───── Data for this exercise ─────

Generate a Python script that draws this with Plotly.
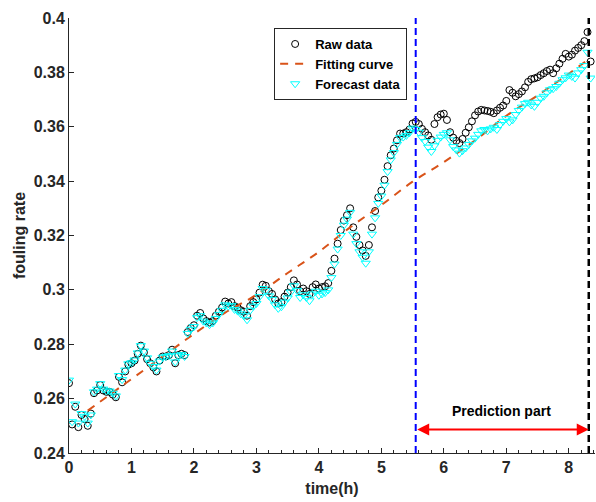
import plotly.graph_objects as go

# ---------------- data ----------------
time_h = [round(i * 0.05, 2) for i in range(168)]  # 0.00 .. 8.35 h

raw_data = [
    0.2657, 0.2505, 0.2570, 0.2495, 0.2540, 0.2525, 0.2500, 0.2545, 0.2620, 0.2630,
    0.2650, 0.2630, 0.2625, 0.2625, 0.2615, 0.2605, 0.2680, 0.2660, 0.2700, 0.2725,
    0.2730, 0.2740, 0.2765, 0.2795, 0.2770, 0.2745, 0.2730, 0.2715, 0.2700, 0.2740,
    0.2755, 0.2755, 0.2760, 0.2780, 0.2730, 0.2760, 0.2765, 0.2760, 0.2845, 0.2860,
    0.2870, 0.2905, 0.2915, 0.2895, 0.2885, 0.2880, 0.2885, 0.2905, 0.2920, 0.2935,
    0.2957, 0.2950, 0.2955, 0.2940, 0.2935, 0.2925, 0.2920, 0.2905, 0.2940, 0.2955,
    0.2965, 0.2990, 0.3019, 0.3015, 0.2995, 0.2985, 0.2965, 0.2950, 0.2955, 0.2975,
    0.2990, 0.3010, 0.3035, 0.3020, 0.2995, 0.3005, 0.2995, 0.2985, 0.3010, 0.3020,
    0.3005, 0.3010, 0.3013, 0.3025, 0.3070, 0.3115, 0.3170, 0.3220, 0.3255, 0.3275,
    0.3300, 0.3230, 0.3195, 0.3165, 0.3145, 0.3125, 0.3165, 0.3230, 0.3290, 0.3340,
    0.3365, 0.3405, 0.3455, 0.3495, 0.3520, 0.3550, 0.3575, 0.3575, 0.3580, 0.3590,
    0.3612, 0.3618, 0.3610, 0.3592, 0.3580, 0.3568, 0.3552, 0.3610, 0.3635, 0.3645,
    0.3648, 0.3625, 0.3580, 0.3560, 0.3548, 0.3540, 0.3555, 0.3578, 0.3598, 0.3620,
    0.3642, 0.3656, 0.3662, 0.3660, 0.3658, 0.3655, 0.3650, 0.3660, 0.3670, 0.3678,
    0.3695, 0.3735, 0.3725, 0.3712, 0.3720, 0.3730, 0.3745, 0.3765, 0.3775, 0.3778,
    0.3782, 0.3790, 0.3797, 0.3805, 0.3810, 0.3797, 0.3815, 0.3832, 0.3850, 0.3868,
    0.3858, 0.3865, 0.3880, 0.3890, 0.3900, 0.3915, 0.3948, 0.3840,
]

forecast_data = [
    0.2668, 0.2515, 0.2580, 0.2510, 0.2545, 0.2535, 0.2510, 0.2540, 0.2625, 0.2635,
    0.2655, 0.2635, 0.2628, 0.2628, 0.2620, 0.2610, 0.2685, 0.2670, 0.2705, 0.2728,
    0.2732, 0.2742, 0.2768, 0.2795, 0.2775, 0.2750, 0.2730, 0.2718, 0.2705, 0.2738,
    0.2752, 0.2755, 0.2758, 0.2775, 0.2735, 0.2758, 0.2762, 0.2755, 0.2840, 0.2855,
    0.2865, 0.2898, 0.2905, 0.2885, 0.2878, 0.2872, 0.2878, 0.2895, 0.2910, 0.2925,
    0.2945, 0.2940, 0.2942, 0.2928, 0.2922, 0.2912, 0.2905, 0.2890, 0.2925, 0.2940,
    0.2950, 0.2975, 0.3005, 0.2998, 0.2978, 0.2965, 0.2945, 0.2932, 0.2938, 0.2955,
    0.2970, 0.2992, 0.3015, 0.2998, 0.2972, 0.2982, 0.2972, 0.2960, 0.2985, 0.2995,
    0.2980, 0.2985, 0.2990, 0.3000, 0.3045, 0.3095, 0.3150, 0.3200, 0.3238, 0.3260,
    0.3285, 0.3205, 0.3170, 0.3140, 0.3120, 0.3098, 0.3140, 0.3205, 0.3265, 0.3318,
    0.3345, 0.3385, 0.3435, 0.3478, 0.3505, 0.3535, 0.3560, 0.3562, 0.3568, 0.3578,
    0.3595, 0.3590, 0.3580, 0.3560, 0.3546, 0.3525, 0.3509, 0.3530, 0.3550, 0.3562,
    0.3572, 0.3578, 0.3552, 0.3527, 0.3515, 0.3503, 0.3512, 0.3522, 0.3535, 0.3548,
    0.3558, 0.3572, 0.3585, 0.3590, 0.3585, 0.3592, 0.3598, 0.3590, 0.3608, 0.3620,
    0.3630, 0.3618, 0.3625, 0.3645, 0.3660, 0.3672, 0.3685, 0.3690, 0.3680, 0.3675,
    0.3690, 0.3705, 0.3712, 0.3725, 0.3736, 0.3740, 0.3748, 0.3760, 0.3773, 0.3780,
    0.3790, 0.3785, 0.3779, 0.3798, 0.3810, 0.3825, 0.3874, 0.3779,
]

fit_time = [0.3, 1.0, 1.5, 2.0, 2.5, 3.0, 3.5, 4.0, 4.5, 5.0, 5.5, 6.0, 6.5, 7.0, 7.5, 8.0, 8.3]
fit_curve = [0.2556, 0.2672, 0.2755, 0.2838, 0.2916, 0.2982, 0.3062, 0.3140, 0.3230,
             0.3312, 0.3398, 0.3470, 0.3550, 0.3640, 0.3715, 0.3795, 0.3845]

split_time = 5.55      # start of prediction part
end_time = 8.32        # end of prediction part
arrow_level = 0.2486
label_level = 0.2553
label_time = 6.92

x_ticks = [0, 1, 2, 3, 4, 5, 6, 7, 8]
y_ticks = [0.24, 0.26, 0.28, 0.30, 0.32, 0.34, 0.36, 0.38, 0.40]
y_tick_text = ["0.24", "0.26", "0.28", "0.3", "0.32", "0.34", "0.36", "0.38", "0.4"]
y_range = [0.24, 0.40]
x_range = [0, 8.42]

# ---------------- figure ----------------
FONT = "Liberation Sans, Arial, sans-serif"
fig = go.Figure()

fig.add_trace(go.Scatter(
    x=time_h, y=raw_data, mode="markers", name="<b>Raw data</b>",
    marker=dict(symbol="circle-open", size=7, color="black", line=dict(width=1, color="black")),
))
fig.add_trace(go.Scatter(
    x=fit_time, y=fit_curve, mode="lines", name="<b>Fitting curve</b>",
    line=dict(color="#D95319", width=2, dash="8px,7px", shape="spline"),
))
fig.add_trace(go.Scatter(
    x=time_h, y=forecast_data, mode="markers", name="<b>Forecast data</b>",
    marker=dict(symbol="triangle-down-open", size=8, color="#00FFFF", line=dict(width=1, color="#00FFFF")),
))

# vertical boundary lines
fig.add_trace(go.Scatter(
    x=[split_time, split_time], y=y_range, mode="lines", showlegend=False,
    line=dict(color="#0000FF", width=2, dash="7px,4px"), hoverinfo="skip",
))
fig.add_trace(go.Scatter(
    x=[end_time, end_time], y=y_range, mode="lines", showlegend=False,
    line=dict(color="#000000", width=2.5, dash="7px,4px"), hoverinfo="skip",
))

# double-headed arrow
fig.add_annotation(
    x=end_time, y=arrow_level, ax=split_time, ay=arrow_level,
    xref="x", yref="y", axref="x", ayref="y",
    text="", showarrow=True, arrowhead=2, startarrowhead=2, arrowside="end+start",
    arrowsize=1.2, startarrowsize=1.2, arrowwidth=2, arrowcolor="#FF0000",
    standoff=0, startstandoff=0,
)
fig.add_annotation(
    x=label_time, y=label_level, xref="x", yref="y", text="<b>Prediction part</b>",
    showarrow=False, font=dict(family=FONT, size=14, color="black"),
)

axis_common = dict(
    showline=True, linecolor="#262626", linewidth=1, mirror=False,
    ticks="inside", tickcolor="#262626", ticklen=5, tickwidth=1,
    showgrid=False, zeroline=False, automargin=False,
    tickfont=dict(family=FONT, size=16, color="#262626", weight="bold"),
)

fig.update_xaxes(
    range=x_range, tickvals=x_ticks, **axis_common,
    minor=dict(dtick=0.2, tick0=0, ticks="inside", ticklen=3, tickcolor="#262626", showgrid=False),
    title=dict(text="<b>time(h)</b>", font=dict(family=FONT, size=16, color="#262626"), standoff=7),
)
fig.update_yaxes(
    range=y_range, tickvals=y_ticks, ticktext=y_tick_text, **axis_common,
    title=dict(text="<b>fouling rate</b>", font=dict(family=FONT, size=16, color="#262626"), standoff=4),
)

fig.update_layout(
    width=596, height=502,
    margin=dict(l=69, r=1, t=18, b=49, autoexpand=False),
    paper_bgcolor="white", plot_bgcolor="white",
    font=dict(family=FONT, color="black"),
    showlegend=True,
    legend=dict(
        x=0.39, y=0.977, xanchor="left", yanchor="top",
        bgcolor="white", bordercolor="#262626", borderwidth=1,
        font=dict(family=FONT, size=13, color="black"),
        tracegroupgap=0, itemwidth=30,
    ),
)

# remove the default 8px page margin so the 596x502 figure fills the window exactly
fig.write_html(
    "out.html",
    config={"displayModeBar": False},
    post_script="document.body.style.margin='0';document.body.style.overflow='hidden';",
)
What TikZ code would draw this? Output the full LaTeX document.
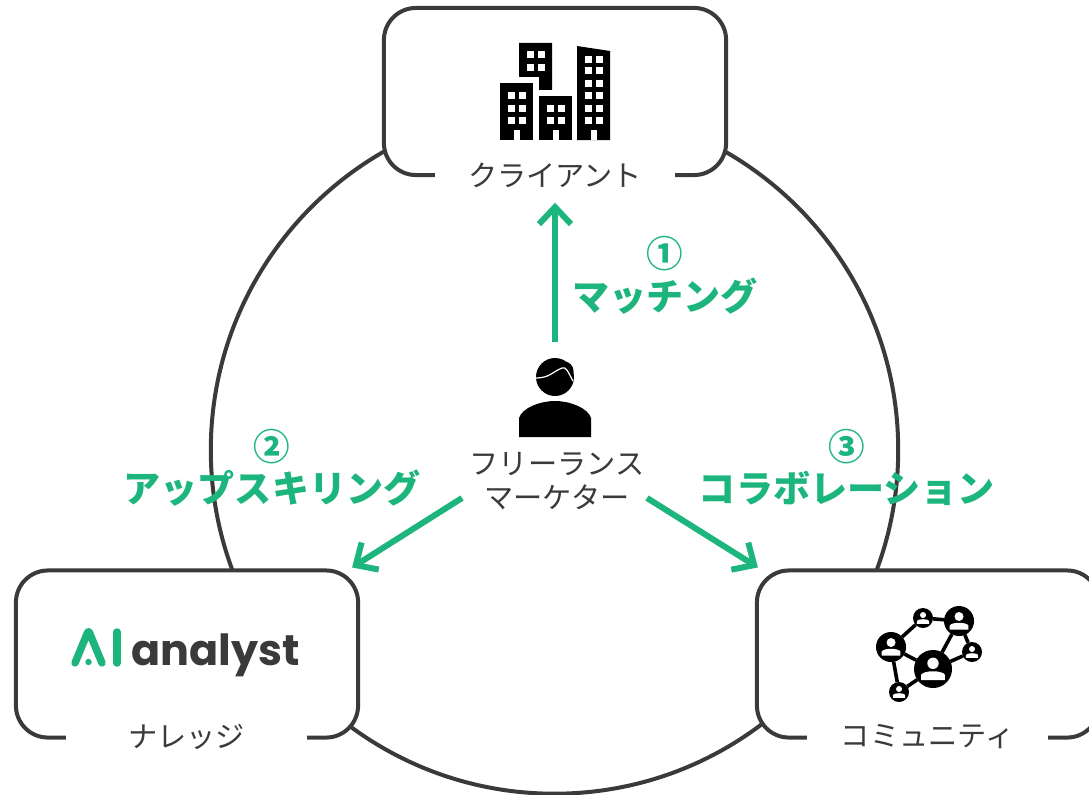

─────

— Exercise brief —
Reproduce the material above exactly, first line through the line that contains "time_h = [round(i", minus the pictures.

— Written answer —
Generate a Python script that draws this with Plotly.
import plotly.graph_objects as go

# ---------------- data ----------------
time_h = [round(i * 0.05, 2) for i in range(168)]  # 0.00 .. 8.35 h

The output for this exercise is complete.